Rows from a dataset:
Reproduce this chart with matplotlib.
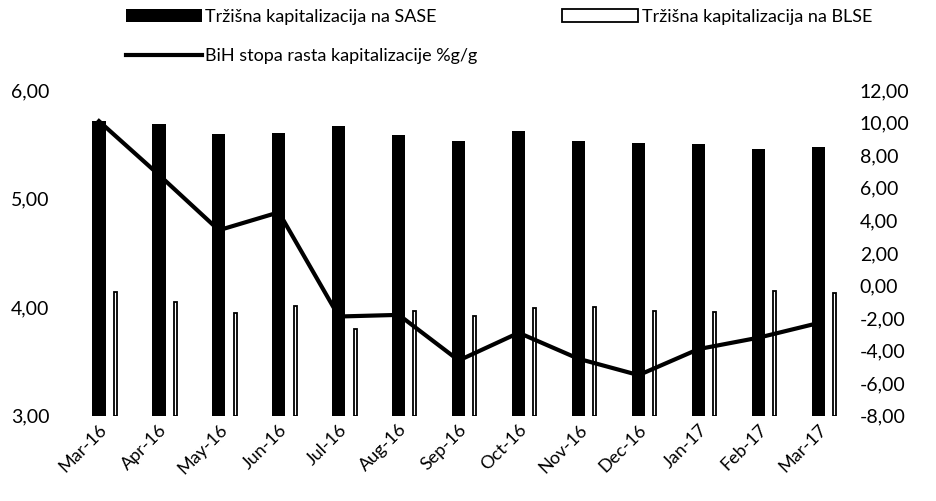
import numpy as np
import matplotlib.pyplot as plt
from matplotlib.ticker import FuncFormatter

plt.rcParams['font.family'] = ['Lato', 'DejaVu Sans']

# podaci
mjeseci = ['Mar-16', 'Apr-16', 'May-16', 'Jun-16', 'Jul-16', 'Aug-16', 'Sep-16',
           'Oct-16', 'Nov-16', 'Dec-16', 'Jan-17', 'Feb-17', 'Mar-17']
sase = [5.72, 5.69, 5.60, 5.61, 5.67, 5.59, 5.53, 5.62, 5.53, 5.51, 5.50, 5.46, 5.48]
blse = [4.14, 4.05, 3.95, 4.01, 3.80, 3.97, 3.92, 3.99, 4.00, 3.97, 3.96, 4.15, 4.13]
stopa_bih = [10.1, 6.8, 3.4, 4.5, -1.9, -1.8, -4.6, -2.9, -4.5, -5.5, -3.9, -3.2, -2.3]

fmt = FuncFormatter(lambda v, p: f'{v:.2f}'.replace('.', ','))

fig = plt.figure(figsize=(9.37, 5.01), dpi=100)
ax = fig.add_axes([0.0736, 0.170, 0.832, 0.650])
x = np.arange(len(mjeseci))

b1 = ax.bar(x, np.array(sase) - 3, bottom=3, width=0.22, color='black',
            label='Tržišna kapitalizacija na SASE')
b2 = ax.bar(x + 0.27, np.array(blse) - 3, bottom=3, width=0.05, color='white',
            edgecolor='black', linewidth=1.3, label='Tržišna kapitalizacija na BLSE')
ax.set_ylim(3, 6)
ax.set_yticks([3, 4, 5, 6])
ax.yaxis.set_major_formatter(fmt)
ax.set_xlim(-0.5, len(mjeseci) - 0.5)
ax.set_xticks(x)
ax.set_xticklabels(mjeseci, rotation=45, ha='right', rotation_mode='anchor')

ax2 = ax.twinx()
l1, = ax2.plot(x, stopa_bih, color='black', linewidth=3,
               label='BiH stopa rasta kapitalizacije %g/g')
ax2.set_ylim(-8, 12)
ax2.set_yticks(np.arange(-8, 13, 2))
ax2.yaxis.set_major_formatter(fmt)

for a in (ax, ax2):
    for s in a.spines.values():
        s.set_visible(False)
    a.tick_params(length=0, labelsize=14)
ax.tick_params(axis='y', pad=14)
ax2.tick_params(axis='y', pad=8)
ax.tick_params(axis='x', pad=4, labelsize=13)

fig.legend([b1, l1, b2], [b1.get_label(), l1.get_label(), b2.get_label()],
           ncol=2, loc='upper left', bbox_to_anchor=(0.117, 1.015), frameon=False,
           fontsize=13, handlelength=4.2, handletextpad=0.2, columnspacing=4.7,
           labelspacing=1.3)

plt.savefig('out.png', dpi=100)
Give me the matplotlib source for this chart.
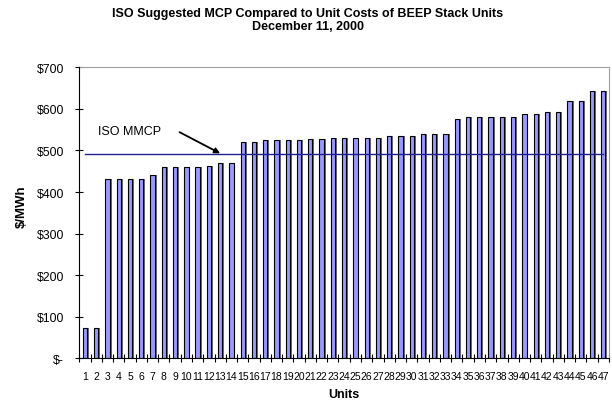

Instructions for the task: Skip the pictures and restate exactly the lines from the beginning of the listing to the line with "plt.rcParams['font.family'] = ['Lato', 'DejaVu", that line included.

Worked solution:
Reproduce this chart with matplotlib.
import numpy as np
import matplotlib.pyplot as plt
from matplotlib.ticker import FuncFormatter

plt.rcParams['font.family'] = ['Lato', 'DejaVu Sans']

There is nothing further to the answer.